Just having the storage available during a disruption will not help if Kubernetes can not access it from the Pod. For example a Kubernetes StatefulSet serializes the mounting and unmounting of a volume to protect against possible corruptions. ROBIN utilizes smart detection techniques to ensure that even if a volume is mounted on multiple nodes, it can differentiate the IOs issued from the previous stale mount and the new mount.
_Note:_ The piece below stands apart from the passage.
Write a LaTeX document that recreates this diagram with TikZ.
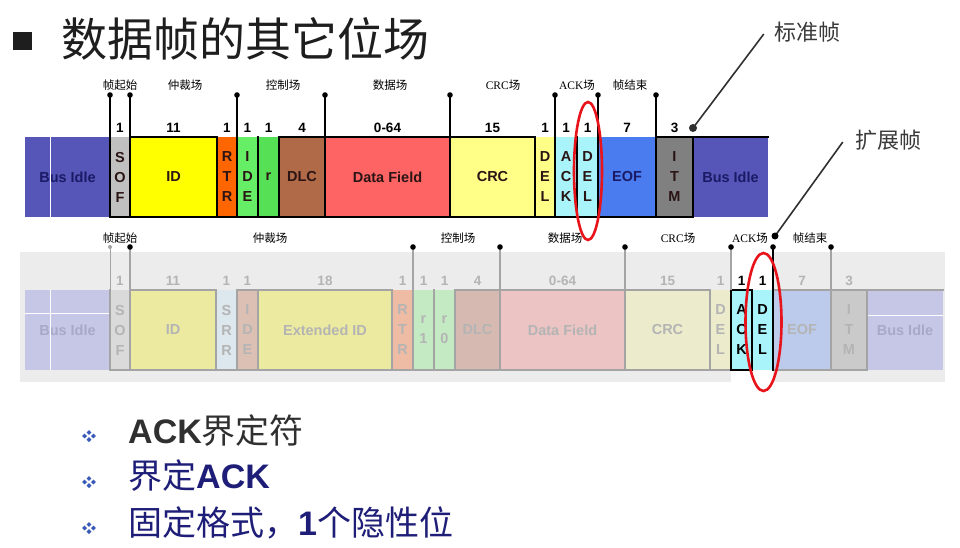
\documentclass[tikz,border=0pt]{standalone}
\usepackage{fontspec}
\setmainfont{Liberation Sans}
\newfontfamily\cjk{Noto Sans CJK SC}
\newfontfamily\serifl{Liberation Serif}
\usetikzlibrary{shapes.geometric}
\definecolor{busblue}{HTML}{5656B8}
\definecolor{busnavy}{HTML}{1A1A66}
\definecolor{sofgray}{HTML}{C0C0C0}
\definecolor{idyel}{HTML}{FFFF00}
\definecolor{rtrorg}{HTML}{FF6600}
\definecolor{idegrn}{HTML}{66EE66}
\definecolor{rgrn}{HTML}{55E055}
\definecolor{dlcbrn}{HTML}{B06A48}
\definecolor{datared}{HTML}{FF6464}
\definecolor{crcyel}{HTML}{FFFF88}
\definecolor{ackcyan}{HTML}{A8F4FA}
\definecolor{eofblue}{HTML}{4A7CF0}
\definecolor{itmgray}{HTML}{808080}
\definecolor{fldtext}{HTML}{2A1414}
\definecolor{fadetext}{HTML}{B4B4B4}
\definecolor{fadelavtext}{HTML}{A8A8C8}
\definecolor{flav}{HTML}{C6C6E6}
\definecolor{fsof}{HTML}{DADADA}
\definecolor{fid}{HTML}{ECEAA0}
\definecolor{fsrr}{HTML}{DCE8EE}
\definecolor{fide}{HTML}{DCC0B4}
\definecolor{frtr}{HTML}{EEBCA4}
\definecolor{frr}{HTML}{C4EAC4}
\definecolor{fdlc}{HTML}{D6BAB2}
\definecolor{fdata}{HTML}{ECC4C4}
\definecolor{fcrc}{HTML}{ECECCC}
\definecolor{feof}{HTML}{BCCAEC}
\definecolor{fitm}{HTML}{CACACA}
\definecolor{bggray}{HTML}{ECECEC}
\definecolor{gline}{HTML}{A4A4A4}
\definecolor{ringred}{HTML}{E8141C}
\definecolor{calldark}{HTML}{303030}
\definecolor{calltext}{HTML}{3A3A3A}
\definecolor{titledark}{HTML}{1E1E1E}
\definecolor{line1col}{HTML}{303030}
\definecolor{navytext}{HTML}{1E1E78}
\definecolor{bulblue}{HTML}{3A5AB8}
\newcommand\cfield[8]{%
  \pgfmathsetmacro\cfw{#3-#2}%
  \pgfmathsetmacro\cfh{#5-#4}%
  \node[fldbox, fill=#6, minimum width=\cfw pt, minimum height=\cfh pt, #8] (#1) at ({(#2+#3)/2},{(#4+#5)/2}) {#7};}
\newcommand\quaddiam[2]{%
  \foreach \dx/\dy in {0/-3.6,0/3.6,-4.4/0,4.4/0}{%
    \fill[bulblue] ({#1+\dx},{#2+\dy}) +(0,-2.4) -- +(2.4,0) -- +(0,2.4) -- +(-2.4,0) -- cycle;}}
\begin{document}
\begin{tikzpicture}[x=1pt,y=-1pt,
  fldbox/.style={inner sep=0pt, outer sep=0pt, draw=none, align=center, font=\fontsize{14.5}{20}\selectfont\bfseries, text=fldtext},
  fade/.style={text=fadetext},
  numtxt/.style={inner sep=0pt, font=\fontsize{13.5}{16}\selectfont\bfseries, text=black},
  fadenum/.style={numtxt, text=fadetext},
  toplbl/.style={inner sep=0pt, font=\cjk\fontsize{11.5}{14}\selectfont},
  wave/.style={line width=2.8pt, black, line cap=rect},
  gwave/.style={line width=2.8pt, gline, line cap=rect},
  pinline/.style={line width=1.5pt, black},
  gpinline/.style={line width=1.5pt, gline},
  ring/.style={ellipse, draw=ringred, line width=2.6pt, inner sep=0pt},
  callline/.style={line width=1.6pt, calldark},
  calltxt/.style={inner sep=0pt, font=\cjk\fontsize{22}{26}\selectfont, text=calltext},
  bullettxt/.style={inner sep=0pt, anchor=base west, font=\fontsize{34}{40}\selectfont},
]
\useasboundingbox (0,0) rectangle (960,548);
\fill[white] (0,0) rectangle (960,548);

% ---------- title ----------
\fill[titledark] (13,32) rectangle (32,50);
\node[inner sep=0pt, anchor=base west, font=\cjk\fontsize{46}{52}\selectfont, text=titledark] (title) at (61,57) {数据帧的其它位场};

% ---------- standard frame (top) ----------
\cfield{tbi1}{25}{110}{137}{217}{busblue}{Bus Idle}{text=busnavy}
\cfield{tsof}{110}{130}{137}{217}{sofgray}{S\\O\\F}{}
\cfield{tid}{130}{217}{137}{217}{idyel}{ID}{}
\cfield{trtr}{217}{237}{137}{217}{rtrorg}{R\\T\\R}{}
\cfield{tide}{237}{258}{137}{217}{idegrn}{I\\D\\E}{}
\cfield{tr}{258}{279}{137}{217}{rgrn}{r}{}
\cfield{tdlc}{279}{325}{137}{217}{dlcbrn}{DLC}{}
\cfield{tdata}{325}{450}{137}{217}{datared}{Data Field}{}
\cfield{tcrc}{450}{535}{137}{217}{crcyel}{CRC}{}
\cfield{tdel1}{535}{555}{137}{217}{crcyel}{D\\E\\L}{}
\cfield{tack}{555}{577}{137}{217}{ackcyan}{A\\C\\K}{}
\cfield{tdel2}{577}{598}{137}{217}{ackcyan}{D\\E\\L}{}
\cfield{teof}{598}{656}{137}{217}{eofblue}{EOF}{text=busnavy}
\cfield{titm}{656}{693}{137}{217}{itmgray}{I\\T\\M}{}
\cfield{tbi2}{693}{768}{137}{217}{busblue}{Bus Idle}{text=busnavy}
\draw[white, line width=1pt] (50,137) -- (50,217);

\foreach \f/\v in {tsof/1,tid/11,trtr/1,tide/1,tr/1,tdlc/4,tdata/0-64,tcrc/15,tdel1/1,tack/1,tdel2/1,teof/7,titm/3}
  \node[numtxt, above=4pt] (n-\f) at (\f.north) {\v};

% waveform lines
\draw[wave] (tsof.south west) -- (titm.south east);
\foreach \n in {tsof,tid,trtr,tide,tr,tdlc,tdata,tcrc,tdel1,tack,tdel2,teof,titm}
  \draw[wave] (\n.north west) -- (\n.south west);
\draw[wave] (titm.north east) -- (titm.south east);
\foreach \n in {tid,tdlc,tdata,tcrc,titm,tbi2}
  \draw[wave] (\n.north west) -- (\n.north east);

% pins
\foreach \i/\x/\n in {1/110/tsof,2/130/tid,3/237/tide,4/325/tdata,5/450/tcrc,6/555/tack,7/598/teof,8/656/titm}{
  \coordinate (tp\i) at (\x,95);
  \draw[pinline] (tp\i) -- (\n.north west);
  \fill (tp\i) circle (2.8pt);
}

% field labels
\node[toplbl] (tl1) at (120,85) {帧起始};
\node[toplbl] (tl2) at (185,85) {仲裁场};
\node[toplbl] (tl3) at (283,85) {控制场};
\node[toplbl] (tl4) at (390,85) {数据场};
\node[toplbl] (tl5) at (503,85) {{\serifl CRC}场};
\node[toplbl] (tl6) at (577,85) {{\serifl ACK}场};
\node[toplbl] (tl7) at (630,85) {帧结束};

% ---------- extended frame (bottom) ----------
\fill[bggray] (20,252) rectangle (945,382);
\fill[white] (731,252) rectangle (773,382);
\cfield{bbi1}{25}{110}{290}{370}{flav}{Bus Idle}{text=fadelavtext}
\cfield{bsof}{110}{130}{290}{370}{fsof}{S\\O\\F}{fade}
\cfield{bid}{130}{216}{290}{370}{fid}{ID}{fade}
\cfield{bsrr}{216}{237}{290}{370}{fsrr}{S\\R\\R}{fade}
\cfield{bide}{237}{258}{290}{370}{fide}{I\\D\\E}{fade}
\cfield{bext}{258}{392}{290}{370}{fid}{Extended ID}{fade}
\cfield{brtr}{392}{413}{290}{370}{frtr}{R\\T\\R}{fade}
\cfield{br1}{413}{434}{290}{370}{frr}{r\\1}{fade}
\cfield{br0}{434}{455}{290}{370}{frr}{r\\0}{fade}
\cfield{bdlc}{455}{500}{290}{370}{fdlc}{DLC}{fade}
\cfield{bdata}{500}{625}{290}{370}{fdata}{Data Field}{fade}
\cfield{bcrc}{625}{710}{290}{370}{fcrc}{CRC}{fade}
\cfield{bdel1}{710}{731}{290}{370}{fcrc}{D\\E\\L}{fade}
\cfield{back}{731}{752}{290}{370}{ackcyan}{A\\C\\K}{text=black}
\cfield{bdel2}{752}{773}{290}{370}{ackcyan}{D\\E\\L}{text=black}
\cfield{beof}{773}{831}{290}{370}{feof}{EOF}{fade}
\cfield{bitm}{831}{867}{290}{370}{fitm}{I\\T\\M}{fade}
\cfield{bbi2}{867}{943}{290}{370}{flav}{Bus Idle}{text=fadelavtext}
\draw[white, line width=1pt] (50,290) -- (50,370) (25,313) -- (110,313) (867,315) -- (943,315);

\foreach \f/\v in {bsof/1,bid/11,bsrr/1,bide/1,bext/18,brtr/1,br1/1,br0/1,bdlc/4,bdata/0-64,bcrc/15,bdel1/1,beof/7,bitm/3}
  \node[fadenum, above=4pt] (n-\f) at (\f.north) {\v};
\foreach \f in {back,bdel2}
  \node[numtxt, above=4pt] (n-\f) at (\f.north) {1};

% waveform lines (faded)
\draw[gwave] (bsof.south west) -- (bdel1.south east);
\draw[gwave] (beof.south west) -- (bitm.south east);
\foreach \n in {bsof,bid,bsrr,bide,bext,brtr,br1,br0,bdlc,bdata,bcrc,bdel1,bitm}
  \draw[gwave] (\n.north west) -- (\n.south west);
\draw[gwave] (bitm.north east) -- (bitm.south east);
\foreach \n in {bid,bide,bext,bdlc,bdata,bcrc,beof,bitm,bbi2}
  \draw[gwave] (\n.north west) -- (\n.north east);
\draw[wave] (back.north east) -- (back.north west) -- (back.south west) -- (back.south east) -- (back.north east);
\draw[wave] (bdel2.north east) -- (bdel2.south east);

% pins (bottom)
\coordinate (bp1) at (110,247);
\draw[gpinline, line width=1pt] (bp1) -- (bsof.north west);
\fill[gline] (bp1) circle (2pt);
\foreach \i/\x/\n in {2/130/bid,3/413/br1,4/500/bdata,5/625/bcrc,6/731/back,8/831/bitm}{
  \coordinate (bp\i) at (\x,247);
  \draw[gpinline] (bp\i) -- (\n.north west);
  \fill (bp\i) circle (2.8pt);
}
\coordinate (bp7) at (773,247);
\draw[pinline] (bp7) -- (beof.north west);
\fill (bp7) circle (2.8pt);

\node[toplbl] (bl1) at (120,238) {帧起始};
\node[toplbl] (bl2) at (270,238) {仲裁场};
\node[toplbl] (bl3) at (458,238) {控制场};
\node[toplbl] (bl4) at (565,238) {数据场};
\node[toplbl] (bl5) at (678,238) {{\serifl CRC}场};
\node[toplbl] (bl6) at (750,238) {{\serifl ACK}场};
\node[toplbl] (bl7) at (810,238) {帧结束};

% ---------- red rings ----------
\node[ring, minimum width=28pt, minimum height=138pt] (ring1) at (588,171) {};
\node[ring, minimum width=36pt, minimum height=138pt] (ring2) at (763.5,322) {};

% ---------- callouts ----------
\node[calltxt] (stdtxt) at (807,32) {标准帧};
\coordinate (stdtip) at (693,128);
\draw[callline] ([xshift=-10pt,yshift=-2pt]stdtxt.west) -- (stdtip);
\fill[calldark] (stdtip) circle (4pt);
\node[calltxt] (exttxt) at (888,140) {扩展帧};
\coordinate (exttip) at (775,236);
\draw[callline] ([xshift=-12pt,yshift=-2pt]exttxt.west) -- (exttip);
\fill[black] (exttip) circle (3.5pt);

% ---------- bullets ----------
\quaddiam{89}{436}
\quaddiam{89}{482}
\quaddiam{89}{528}
\node[bullettxt, text=line1col] (b1) at (128,443) {\bfseries ACK{\cjk\mdseries 界定符}};
\node[bullettxt, text=navytext] (b2) at (128,488) {{\cjk 界定}\bfseries ACK};
\node[bullettxt, text=navytext] (b3) at (128,535) {{\cjk 固定格式，}{\bfseries 1}{\cjk 个隐性位}};
\end{tikzpicture}
\end{document}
With this consistency guarantees, ROBIN enables the Kubernetes StatefulSet to unmount a volume from a dead node and remount it on a healthy node where the Pod is scheduled to run. ROBIN actively monitors these events to allow for the fast failover of the Pods without user intervention and consequently enables users to reliably deploy highly available stateful applications on Kubernetes.